▶ [GOAL OF THE EXERCISE]: For this exercise, repeat all of the material verbatim apart from its images.

▶ [INFORMATION PROVIDED]:
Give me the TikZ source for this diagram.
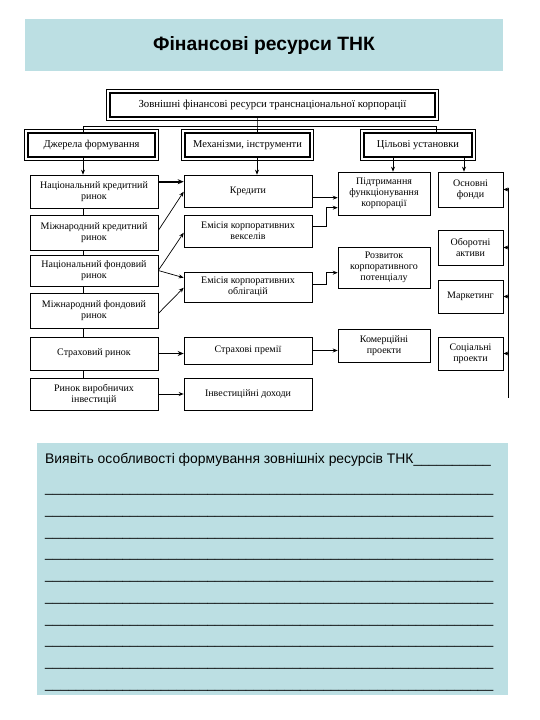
\documentclass[tikz,border=0pt]{standalone}
\usepackage{fontspec}
\setmainfont{Liberation Serif}
\newfontfamily\arialf{Liberation Sans}
\usetikzlibrary{arrows.meta,calc}
\definecolor{panel}{RGB}{188,223,227}
\def\ulrow{\_\_\_\_\_\_\_\_\_\_\_\_\_\_\_\_\_\_\_\_\_\_\_\_\_\_\_\_\_\_\_\_\_\_\_\_\_\_\_\_\_\_\_\_\_\_\_\_\_\_\_\_\_\_\_\_\_\_}
\begin{document}
\begin{tikzpicture}[x=1pt,y=-1pt,
  box/.style={draw, line width=0.6pt, align=center, font=\fontsize{10}{11}\selectfont, inner sep=1pt},
  hdr/.style={draw, line width=2pt, align=center, font=\fontsize{10.5}{11.5}\selectfont, inner sep=1pt, minimum height=24pt},
  conn/.style={line width=0.6pt},
  arr/.style={line width=0.7pt,-{Stealth[length=5pt,width=4pt]}},
  tarr/.style={line width=1.8pt,-{Stealth[length=6pt,width=5pt]}},
]
\useasboundingbox[fill=white] (0,0) rectangle (540,720);
% title band
\fill[panel] (25,19) rectangle (503,71);
\node[font=\arialf\bfseries\fontsize{19.3}{21}\selectfont] (title) at (264,46) {Фінансові ресурси ТНК};

% header boxes
\node[hdr, minimum width=325pt, font=\fontsize{10.8}{12}\selectfont] (top) at (272.5,105) {Зовнішні фінансові ресурси транснаціональної корпорації};
\node[hdr, minimum width=127pt] (h1) at (91.5,145) {Джерела формування};
\node[hdr, minimum width=125pt] (h2) at (247.5,145) {Механізми, інструменти};
\node[hdr, minimum width=108pt] (h3) at (418,145) {Цільові установки};
\foreach \n in {top,h1,h2,h3}
  \draw[line width=0.5pt] ($(\n.north west)+(-2.5,-2.5)$) rectangle ($(\n.south east)+(2.5,2.5)$);

% left column
\node[box, minimum width=128pt, minimum height=33pt] (b1) at (94,191.5) {Національний кредитний\\ринок};
\node[box, minimum width=128pt, minimum height=35pt] (b2) at (94,232.5) {Міжнародний кредитний\\ринок};
\node[box, minimum width=128pt, minimum height=31pt] (b3) at (94,270.5) {Національний фондовий\\ринок};
\node[box, minimum width=128pt, minimum height=35pt] (b4) at (94,310.5) {Міжнародний фондовий\\ринок};
\node[box, minimum width=128pt, minimum height=33pt] (b5) at (94,353.5) {Страховий ринок};
\node[box, minimum width=128pt, minimum height=32pt] (b6) at (94,394) {Ринок виробничих\\інвестицій};

% middle column
\node[box, minimum width=128pt, minimum height=32pt] (m1) at (248,191) {Кредити};
\node[box, minimum width=128pt, minimum height=32pt] (m2) at (248,231) {Емісія корпоративних\\векселів};
\node[box, minimum width=128pt, minimum height=30pt] (m3) at (248,287) {Емісія корпоративних\\облігацій};
\node[box, minimum width=128pt, minimum height=27pt] (m4) at (248,350.5) {Страхові премії};
\node[box, minimum width=128pt, minimum height=32pt] (m5) at (248,394) {Інвестиційні доходи};

% right-middle column
\node[box, minimum width=92pt, minimum height=43pt] (r1) at (384,193.5) {Підтримання\\функціонування\\корпорації};
\node[box, minimum width=92pt, minimum height=41pt] (r2) at (384,267.5) {Розвиток\\корпоративного\\потенціалу};
\node[box, minimum width=92pt, minimum height=33pt] (r3) at (384,345.5) {Комерційні\\проекти};

% far right column
\node[box, minimum width=65pt, minimum height=35pt] (f1) at (470.5,189.5) {Основні\\фонди};
\node[box, minimum width=65pt, minimum height=35pt] (f2) at (470.5,247.5) {Оборотні\\активи};
\node[box, minimum width=65pt, minimum height=33pt] (f3) at (470.5,296.5) {Маркетинг};
\node[box, minimum width=65pt, minimum height=33pt] (f4) at (470.5,353.5) {Соціальні\\проекти};

% helper coordinates
\coordinate (spine) at (83,0);
\coordinate (tj) at (257,126);
\coordinate (hl) at (83,126);
\coordinate (hr) at (436,126);
\coordinate (x393) at (393,0);
\coordinate (x464) at (464,0);
\coordinate (bt) at (508,188);
\coordinate (bb) at (508,398);

% top connectors
\draw[conn] (top.south -| tj) -- (tj) -- (h2.north -| tj);
\draw[conn] (h1.north -| hl) -- (hl) -- (hr) -- (h3.north -| hr);

% header arrows down
\draw[arr] (h1.south -| spine) -- (b1.north -| spine);
\draw[arr] (h2.south -| tj) -- (m1.north -| tj);
\draw[arr] (h3.south -| x393) -- (r1.north -| x393);
\draw[arr] (h3.south -| x464) -- (f1.north -| x464);

% left spine
\foreach \a/\b in {b1/b2,b2/b3,b3/b4,b4/b5,b5/b6}
  \draw[conn] (\a.south -| spine) -- (\b.north -| spine);

% left -> middle
\draw[tarr] ($(b1.north east)+(0,7)$) -- ($(m1.north west)+(0,7)$);
\draw[arr] ($(b2.east)+(0,-2)$) -- ($(m1.north west)+(0,17)$);
\draw[arr] (b3.east) -- ($(m2.north west)+(0,18)$);
\draw[arr] (b3.east) -- ($(m3.north west)+(0,6)$);
\draw[arr] ($(b4.east)+(0,3)$) -- ($(m3.north west)+(0,16)$);
\draw[tarr] (b5.east) -- (m4.west |- b5.east);
\draw[arr, line width=1pt] (b6.east) -- (m5.west);

% middle -> right
\draw[arr] ($(m1.north east)+(0,23)$) -- ($(r1.north west)+(0,26)$);
\draw[arr] ($(m2.north east)+(0,12)$) -- ++(14,0) |- ($(r1.north west)+(0,36)$);
\draw[arr] ($(m3.north east)+(0,13)$) -- ++(14,0) |- ($(r2.north west)+(0,26)$);
\draw[arr] (m4.east) -- (r3.west |- m4.east);

% right bus
\draw[conn] (bt) -- (bb);
\foreach \f in {f1,f2,f3,f4}
  \draw[arr] (\f.east -| bt) -- (\f.east);

% bottom panel
\fill[panel] (37,443) rectangle (508,695);
\node[anchor=base west, inner sep=0, font=\arialf\fontsize{13.9}{16}\selectfont] (q) at (45,463) {Виявіть особливості формування зовнішніх ресурсів ТНК\_\_\_\_\_\_\_\_\_\_};
\foreach \i in {0,...,9}
  \node[anchor=base west, inner sep=0, font=\arialf\fontsize{13.9}{16}\selectfont] (row\i) at (45,{492.5+21.78*\i}) {\ulrow};
\end{tikzpicture}
\end{document}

▶ [TASK OUTPUT]:
Give me the TikZ source for this diagram.
\documentclass[tikz,border=0pt]{standalone}
\usepackage{fontspec}
\setmainfont{Liberation Serif}
\newfontfamily\arialf{Liberation Sans}
\usetikzlibrary{arrows.meta,calc}
\definecolor{panel}{RGB}{188,223,227}
\def\ulrow{\_\_\_\_\_\_\_\_\_\_\_\_\_\_\_\_\_\_\_\_\_\_\_\_\_\_\_\_\_\_\_\_\_\_\_\_\_\_\_\_\_\_\_\_\_\_\_\_\_\_\_\_\_\_\_\_\_\_}
\begin{document}
\begin{tikzpicture}[x=1pt,y=-1pt,
  box/.style={draw, line width=0.6pt, align=center, font=\fontsize{10}{11}\selectfont, inner sep=1pt},
  hdr/.style={draw, line width=2pt, align=center, font=\fontsize{10.5}{11.5}\selectfont, inner sep=1pt, minimum height=24pt},
  conn/.style={line width=0.6pt},
  arr/.style={line width=0.7pt,-{Stealth[length=5pt,width=4pt]}},
  tarr/.style={line width=1.8pt,-{Stealth[length=6pt,width=5pt]}},
]
\useasboundingbox[fill=white] (0,0) rectangle (540,720);
% title band
\fill[panel] (25,19) rectangle (503,71);
\node[font=\arialf\bfseries\fontsize{19.3}{21}\selectfont] (title) at (264,46) {Фінансові ресурси ТНК};

% header boxes
\node[hdr, minimum width=325pt, font=\fontsize{10.8}{12}\selectfont] (top) at (272.5,105) {Зовнішні фінансові ресурси транснаціональної корпорації};
\node[hdr, minimum width=127pt] (h1) at (91.5,145) {Джерела формування};
\node[hdr, minimum width=125pt] (h2) at (247.5,145) {Механізми, інструменти};
\node[hdr, minimum width=108pt] (h3) at (418,145) {Цільові установки};
\foreach \n in {top,h1,h2,h3}
  \draw[line width=0.5pt] ($(\n.north west)+(-2.5,-2.5)$) rectangle ($(\n.south east)+(2.5,2.5)$);

% left column
\node[box, minimum width=128pt, minimum height=33pt] (b1) at (94,191.5) {Національний кредитний\\ринок};
\node[box, minimum width=128pt, minimum height=35pt] (b2) at (94,232.5) {Міжнародний кредитний\\ринок};
\node[box, minimum width=128pt, minimum height=31pt] (b3) at (94,270.5) {Національний фондовий\\ринок};
\node[box, minimum width=128pt, minimum height=35pt] (b4) at (94,310.5) {Міжнародний фондовий\\ринок};
\node[box, minimum width=128pt, minimum height=33pt] (b5) at (94,353.5) {Страховий ринок};
\node[box, minimum width=128pt, minimum height=32pt] (b6) at (94,394) {Ринок виробничих\\інвестицій};

% middle column
\node[box, minimum width=128pt, minimum height=32pt] (m1) at (248,191) {Кредити};
\node[box, minimum width=128pt, minimum height=32pt] (m2) at (248,231) {Емісія корпоративних\\векселів};
\node[box, minimum width=128pt, minimum height=30pt] (m3) at (248,287) {Емісія корпоративних\\облігацій};
\node[box, minimum width=128pt, minimum height=27pt] (m4) at (248,350.5) {Страхові премії};
\node[box, minimum width=128pt, minimum height=32pt] (m5) at (248,394) {Інвестиційні доходи};

% right-middle column
\node[box, minimum width=92pt, minimum height=43pt] (r1) at (384,193.5) {Підтримання\\функціонування\\корпорації};
\node[box, minimum width=92pt, minimum height=41pt] (r2) at (384,267.5) {Розвиток\\корпоративного\\потенціалу};
\node[box, minimum width=92pt, minimum height=33pt] (r3) at (384,345.5) {Комерційні\\проекти};

% far right column
\node[box, minimum width=65pt, minimum height=35pt] (f1) at (470.5,189.5) {Основні\\фонди};
\node[box, minimum width=65pt, minimum height=35pt] (f2) at (470.5,247.5) {Оборотні\\активи};
\node[box, minimum width=65pt, minimum height=33pt] (f3) at (470.5,296.5) {Маркетинг};
\node[box, minimum width=65pt, minimum height=33pt] (f4) at (470.5,353.5) {Соціальні\\проекти};

% helper coordinates
\coordinate (spine) at (83,0);
\coordinate (tj) at (257,126);
\coordinate (hl) at (83,126);
\coordinate (hr) at (436,126);
\coordinate (x393) at (393,0);
\coordinate (x464) at (464,0);
\coordinate (bt) at (508,188);
\coordinate (bb) at (508,398);

% top connectors
\draw[conn] (top.south -| tj) -- (tj) -- (h2.north -| tj);
\draw[conn] (h1.north -| hl) -- (hl) -- (hr) -- (h3.north -| hr);

% header arrows down
\draw[arr] (h1.south -| spine) -- (b1.north -| spine);
\draw[arr] (h2.south -| tj) -- (m1.north -| tj);
\draw[arr] (h3.south -| x393) -- (r1.north -| x393);
\draw[arr] (h3.south -| x464) -- (f1.north -| x464);

% left spine
\foreach \a/\b in {b1/b2,b2/b3,b3/b4,b4/b5,b5/b6}
  \draw[conn] (\a.south -| spine) -- (\b.north -| spine);

% left -> middle
\draw[tarr] ($(b1.north east)+(0,7)$) -- ($(m1.north west)+(0,7)$);
\draw[arr] ($(b2.east)+(0,-2)$) -- ($(m1.north west)+(0,17)$);
\draw[arr] (b3.east) -- ($(m2.north west)+(0,18)$);
\draw[arr] (b3.east) -- ($(m3.north west)+(0,6)$);
\draw[arr] ($(b4.east)+(0,3)$) -- ($(m3.north west)+(0,16)$);
\draw[tarr] (b5.east) -- (m4.west |- b5.east);
\draw[arr, line width=1pt] (b6.east) -- (m5.west);

% middle -> right
\draw[arr] ($(m1.north east)+(0,23)$) -- ($(r1.north west)+(0,26)$);
\draw[arr] ($(m2.north east)+(0,12)$) -- ++(14,0) |- ($(r1.north west)+(0,36)$);
\draw[arr] ($(m3.north east)+(0,13)$) -- ++(14,0) |- ($(r2.north west)+(0,26)$);
\draw[arr] (m4.east) -- (r3.west |- m4.east);

% right bus
\draw[conn] (bt) -- (bb);
\foreach \f in {f1,f2,f3,f4}
  \draw[arr] (\f.east -| bt) -- (\f.east);

% bottom panel
\fill[panel] (37,443) rectangle (508,695);
\node[anchor=base west, inner sep=0, font=\arialf\fontsize{13.9}{16}\selectfont] (q) at (45,463) {Виявіть особливості формування зовнішніх ресурсів ТНК\_\_\_\_\_\_\_\_\_\_};
\foreach \i in {0,...,9}
  \node[anchor=base west, inner sep=0, font=\arialf\fontsize{13.9}{16}\selectfont] (row\i) at (45,{492.5+21.78*\i}) {\ulrow};
\end{tikzpicture}
\end{document}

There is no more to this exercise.